Two additional context points matter:
- Standards readiness. The ISO 20022 CBPR+ coexistence period ends 22 November 2025, giving banks the structured data substrate needed for automation and compliance-by-design.
- Evidence base. SWIFT’s 2023 multi-chain experiments showed its infrastructure can move tokenized value across both public and private chains, foundational proof that interoperability can be engineered at network scale.
Why This Move Is Happening Now
- Policy urgency. The FSB’s KPIs show only slight global improvement since 2023 and signal that the 2027 targets are at risk absent firmer action.
- Technological convergence. The BIS’s “unified ledger” blueprint makes a persuasive case that tokenization can compress messaging, reconciliation, and settlement into one programmable operation, reducing frictions endemic to correspondent banking.
- Pragmatic design. SWIFT’s token-agnostic, interoperability-first stance means banks can participate without betting the franchise on a single token model or chain.
Tactful provocation: If your cross-border P&L depends on batch windows, manual exceptions, and opacity, continuous and programmable settlement will compress those margins. The commercial answer is not to resist; it’s to monetize orchestration, data-rich services, liquidity agility, and compliance-in-flow—on top of the new rails.
What It Means by Bank Tier
Mid-Market Banks
Opportunity. A capex-light on-ramp to always-on settlement and fewer breaks. Use participation to reduce reconciliation windows, free nostro/vostro buffers, and offer programmable treasury services (e.g., synchronized FX for SME trade, smart escrow for cross-border supply chains).
Constraint. Integration debt, legacy cores weren’t built for DLT semantics.
Moves. Modernize the edge first: API gateway, ISO 20022 normalization, identity/consent, and embedded sanctions/AML micro-services. Pilot one or two SME corridors with explicit KPIs (time to settle, liquidity released, exception rates, client NPS). Tie marketing claims to auditable metrics.
Regional Banks
Opportunity. You have the scale to make efficiency gains material and the client intimacy to productize them. Always-on money enables real-time liquidity pooling and value-added treasury APIs (just-in-time FX, programmable payables).
Constraint. Governance drift, if global banks set rules and access, regionals become price-takers.
Moves. Seek co-lead roles in corridor pilots and build a “bridge bank” stack that harmonizes ISO 20022 with ledger connectors to attract fintech and enterprise flows.
Super-Regional Banks
Opportunity. Shape standards, operate nodes/validation, and monetize beyond per-transaction fees, compliance-as-a-service, programmable liquidity, post-trade orchestration.
Constraint. Visibility invites scrutiny: zero-downtime engineering, auditable smart-contract governance, and multi-jurisdiction controls.
Moves. Lock seats in governance bodies, run multi-corridor pilots (e.g., U.S.–EU) with quantified liquidity and CX outcomes, and instrument telemetry supervisors can live with.
Execution Realities You Can’t Wish Away
- Interoperability is the ballgame.
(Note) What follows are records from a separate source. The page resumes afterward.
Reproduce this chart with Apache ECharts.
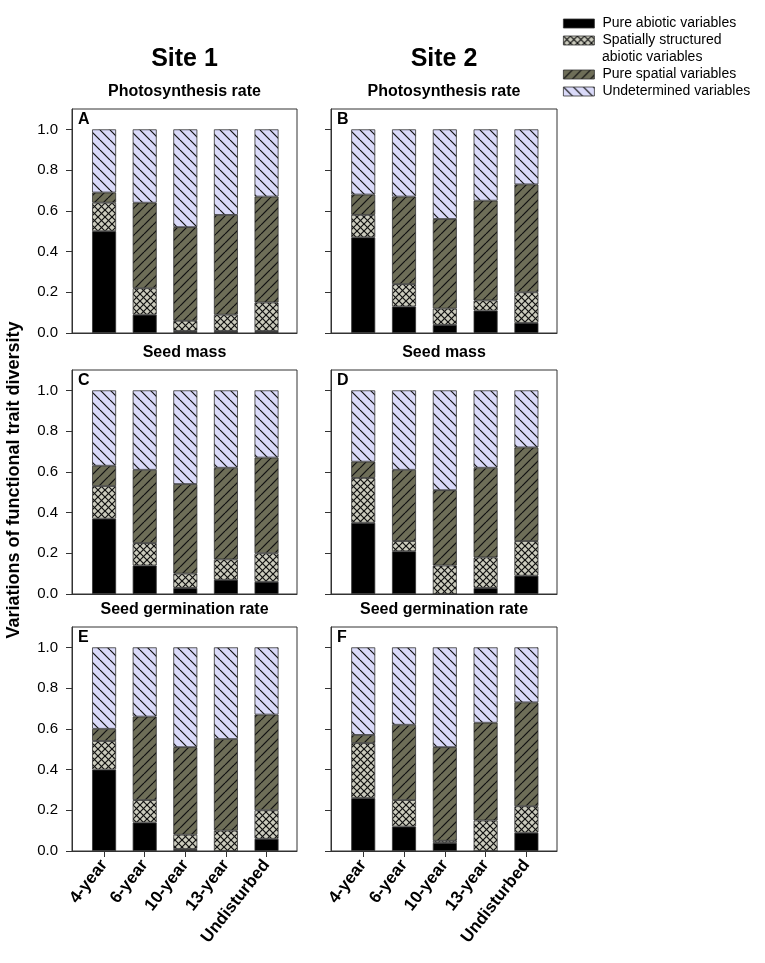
<!DOCTYPE html>
<html>
<head>
<meta charset="utf-8">
<script src="https://cdn.jsdelivr.net/npm/echarts@6/dist/echarts.min.js"></script>
<style>
  html, body { margin: 0; padding: 0; background: #fff; }
  #chart { width: 765px; height: 963px; }
</style>
</head>
<body>
<div id="chart"></div>
<script>
// stands
const stages = ["4-year", "6-year", "10-year", "13-year", "Undisturbed"];
const yTicks = [0, 0.2, 0.4, 0.6, 0.8, 1.0];

// fractions per stand (each panel sums to 1)
// A: site 1, photosynthesis rate
const pureAbioticA = [0.50, 0.09, 0.01, 0.01, 0.01];
const spatAbioticA = [0.14, 0.13, 0.05, 0.08, 0.14];
const pureSpatialA = [0.05, 0.42, 0.46, 0.49, 0.52];
const undeterA = [0.31, 0.36, 0.48, 0.42, 0.33];
// B: site 2, photosynthesis rate
const pureAbioticB = [0.47, 0.13, 0.04, 0.11, 0.05];
const spatAbioticB = [0.11, 0.11, 0.08, 0.05, 0.15];
const pureSpatialB = [0.10, 0.43, 0.44, 0.49, 0.53];
const undeterB = [0.32, 0.33, 0.44, 0.35, 0.27];
// C: site 1, seed mass
const pureAbioticC = [0.37, 0.14, 0.03, 0.07, 0.06];
const spatAbioticC = [0.16, 0.11, 0.07, 0.10, 0.14];
const pureSpatialC = [0.10, 0.36, 0.44, 0.45, 0.47];
const undeterC = [0.37, 0.39, 0.46, 0.38, 0.33];
// D: site 2, seed mass
const pureAbioticD = [0.35, 0.21, 0.00, 0.03, 0.09];
const spatAbioticD = [0.22, 0.05, 0.14, 0.15, 0.17];
const pureSpatialD = [0.08, 0.35, 0.37, 0.44, 0.46];
const undeterD = [0.35, 0.39, 0.49, 0.38, 0.28];
// E: site 1, seed germination rate
const pureAbioticE = [0.40, 0.14, 0.01, 0.00, 0.06];
const spatAbioticE = [0.14, 0.11, 0.07, 0.10, 0.14];
const pureSpatialE = [0.06, 0.41, 0.43, 0.45, 0.47];
const undeterE = [0.40, 0.34, 0.49, 0.45, 0.33];
// F: site 2, seed germination rate
const pureAbioticF = [0.26, 0.12, 0.04, 0.00, 0.09];
const spatAbioticF = [0.27, 0.13, 0.01, 0.15, 0.13];
const pureSpatialF = [0.04, 0.37, 0.46, 0.48, 0.51];
const undeterF = [0.43, 0.38, 0.49, 0.37, 0.27];

const seriesNames = [
  "Pure abiotic variables",
  "Spatially structured abiotic variables",
  "Pure spatial variables",
  "Undetermined variables"
];

const panels = [
  { letter: "A", parts: [pureAbioticA, spatAbioticA, pureSpatialA, undeterA] },
  { letter: "B", parts: [pureAbioticB, spatAbioticB, pureSpatialB, undeterB] },
  { letter: "C", parts: [pureAbioticC, spatAbioticC, pureSpatialC, undeterC] },
  { letter: "D", parts: [pureAbioticD, spatAbioticD, pureSpatialD, undeterD] },
  { letter: "E", parts: [pureAbioticE, spatAbioticE, pureSpatialE, undeterE] },
  { letter: "F", parts: [pureAbioticF, spatAbioticF, pureSpatialF, undeterF] }
];

const rowTitles = ["Photosynthesis rate", "Seed mass", "Seed germination rate"];

// hatch fills
function hatch(size, bg, dirs) {
  const c = document.createElement("canvas");
  c.width = size;
  c.height = size;
  const ctx = c.getContext("2d");
  ctx.fillStyle = bg;
  ctx.fillRect(0, 0, size, size);
  ctx.strokeStyle = "#111";
  ctx.lineWidth = 1.2;
  dirs.forEach(d => {
    for (let k = -1; k <= 1; k++) {
      ctx.beginPath();
      if (d === "/") {
        ctx.moveTo(k * size, size);
        ctx.lineTo(k * size + size, 0);
      } else {
        ctx.moveTo(k * size, 0);
        ctx.lineTo(k * size + size, size);
      }
      ctx.stroke();
    }
  });
  return { image: c, repeat: "repeat" };
}

const fills = [
  "#000000",
  hatch(7, "#cbcbbd", ["/", "\\"]),
  hatch(9, "#6e6e58", ["/"]),
  hatch(10, "#dadaf9", ["\\"])
];

const colLeft = [72, 331];
const colWidth = [225, 226];
const rowTop = [109, 370, 627];
const gridH = 224;

const grids = [], xAxes = [], yAxes = [], series = [], texts = [];

panels.forEach((p, i) => {
  const row = Math.floor(i / 2), col = i % 2;
  const bottomRow = row === 2;
  grids.push({
    left: colLeft[col], top: rowTop[row], width: colWidth[col], height: gridH,
    show: true, borderColor: "#333", borderWidth: 1
  });
  xAxes.push({
    type: "value", gridIndex: i, min: -0.79, max: 4.75,
    axisLine: { show: true, onZero: false, lineStyle: { color: "#333" } },
    splitLine: { show: false },
    axisTick: { show: bottomRow, customValues: [0, 1, 2, 3, 4], length: 6, lineStyle: { color: "#333" } },
    axisLabel: {
      show: bottomRow, customValues: [0, 1, 2, 3, 4], rotate: 52, margin: 11,
      formatter: v => stages[Math.round(v)],
      fontFamily: "Liberation Sans", fontWeight: "bold", fontSize: 17, color: "#000"
    }
  });
  yAxes.push({
    type: "value", gridIndex: i, min: 0, max: 1.1,
    axisLine: { show: true, onZero: false, lineStyle: { color: "#333" } },
    splitLine: { show: false },
    axisTick: { show: true, customValues: yTicks, length: 6, lineStyle: { color: "#333" } },
    axisLabel: {
      show: col === 0, customValues: yTicks, margin: 14,
      formatter: v => v.toFixed(1),
      fontFamily: "Liberation Sans", fontSize: 15, color: "#000"
    }
  });
  p.parts.forEach((vals, s) => {
    series.push({
      type: "bar", name: seriesNames[s], xAxisIndex: i, yAxisIndex: i,
      stack: "p" + i, barWidth: 24,
      // value first so the stack runs along y
      encode: { x: 1, y: 0 },
      itemStyle: { color: fills[s], borderColor: "#333", borderWidth: 0.8 },
      data: vals.map((v, k) => [v, k])
    });
  });
  texts.push({
    type: "text", left: colLeft[col] + 6, top: rowTop[row] + 3,
    style: { text: p.letter, font: "bold 16px 'Liberation Sans'", fill: "#000" }
  });
  if (col === 0) {
    [0, 1].forEach(c => {
      texts.push({
        type: "text", x: colLeft[c] + colWidth[c] / 2, y: rowTop[row] - 17,
        style: { text: rowTitles[row], font: "bold 16px 'Liberation Sans'", fill: "#000",
          textAlign: "center", textVerticalAlign: "middle" }
      });
    });
  }
});

["Site 1", "Site 2"].forEach((t, c) => {
  texts.push({
    type: "text", x: colLeft[c] + colWidth[c] / 2, y: 59,
    style: { text: t, font: "bold 25px 'Liberation Sans'", fill: "#000",
      textAlign: "center", textVerticalAlign: "middle" }
  });
});

texts.push({
  type: "text", x: 14, y: 480, rotation: Math.PI / 2,
  style: { text: "Variations of functional trait diversity", font: "bold 18px 'Liberation Sans'",
    fill: "#000", textAlign: "center", textVerticalAlign: "middle" }
});

// second line of the wrapped legend entry
texts.push({
  type: "text", x: 602, y: 57,
  style: { text: "abiotic variables", font: "14px 'Liberation Sans'", fill: "#000",
    textVerticalAlign: "middle" }
});

const legendBase = {
  orient: "vertical", left: 558, itemWidth: 31, itemHeight: 9, itemGap: 0,
  icon: "rect", selectedMode: false,
  formatter: n => n === seriesNames[1] ? "Spatially structured" : n,
  itemStyle: { borderColor: "#333", borderWidth: 0.8 },
  textStyle: { fontFamily: "Liberation Sans", fontSize: 14, lineHeight: 17, color: "#000",
    padding: [0, 0, 0, 3] }
};

const chart = echarts.init(document.getElementById("chart"));
chart.setOption({
  animation: false,
  backgroundColor: "#fff",
  legend: [
    Object.assign({}, legendBase, { top: 10, data: seriesNames.slice(0, 2) }),
    Object.assign({}, legendBase, { top: 61, data: seriesNames.slice(2) })
  ],
  grid: grids,
  xAxis: xAxes,
  yAxis: yAxes,
  series: series,
  graphic: texts
});
</script>
</body>
</html>
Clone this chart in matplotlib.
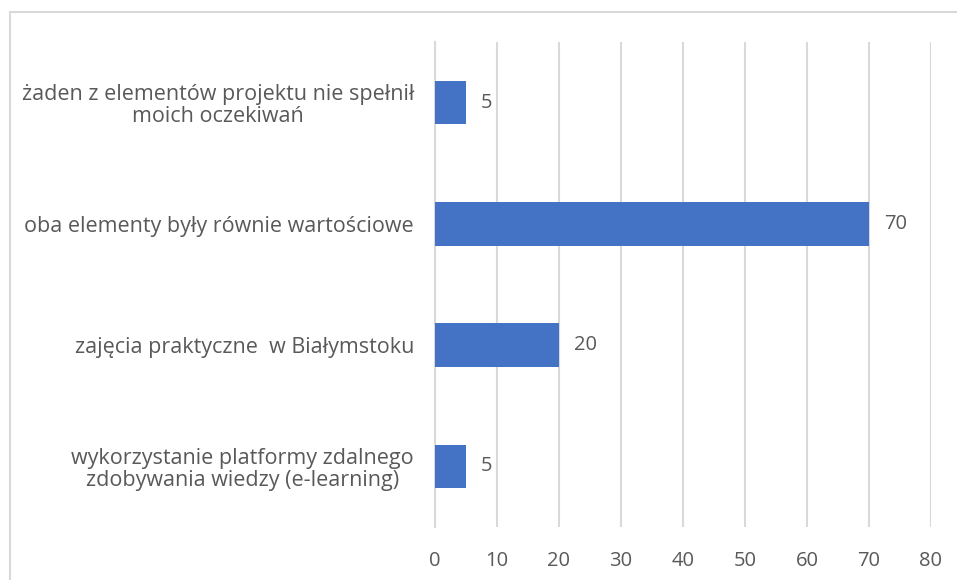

SWIFT promises interoperability with existing and emerging networks, but your architecture must handle multiple token types (CBDCs, tokenized deposits, regulated stablecoins) and jurisdictions. Build for translation, not homogeneity.
- Compliance must be protocol-native. Embedding KYC/AML/sanctions checks into flows is how you scale without duplicative controls; that is exactly what policy bodies want to see translating into end-user outcomes.
- Dual-running is prudent—and hard. Operating legacy and token rails in parallel adds operational complexity; treat it as a formal program with controls, playbooks, and staged exposure limits.
- Standards clock is ticking. The ISO 20022 coexistence period ends 22 November 2025. Being “ISO-native” at the boundaries accelerates your ledger-readiness and reduces translation loss.
- Don’t over-index on retail crypto ideas. The BIS is explicit: stablecoins “fall short” as cornerstone money; tokenized platforms anchored by central bank reserves and bank money are the durable path.
A 90-Day Action Plan (Board-Ready)
- Name your role—issuer, integrator, validator, or settlement service—and capture it in enterprise strategy and risk appetite.
- Modernize the perimeter. Stand up an interoperability layer: ISO 20022 normalization, API gateway, identity/consent, sanctions/AML micro-services—so you can pilot without ripping the core.
- Select two corridors and one use case. Example: SME trade with synchronized FX. Define hard KPIs (time-to-settle, liquidity buffer released, exceptions per 1,000, client NPS) and share outcomes with supervisors.
- Join the rule-writing rooms. Participate in industry groups shaping token semantics and access. If you’re not in the room, the unit economics will be set without you.
- Instrument trust. Prepare audit trails for smart-contract controls and build real-time monitoring for sanctions and fraud, before pilots go live.
Bottom Line
SWIFT’s move shifts the industry’s operating model from sequential messaging to atomic, programmable settlement, at the one place that already connects 11,000 institutions and 200+ markets. For mid-market, regional, and super-regional banks, the choice is not whether to engage but where to lead: corridor orchestrator, settlement hub, or compliance utility. Early movers will convert architecture change into durable client value and new revenue lines. Those who wait risk renting access to someone else’s future.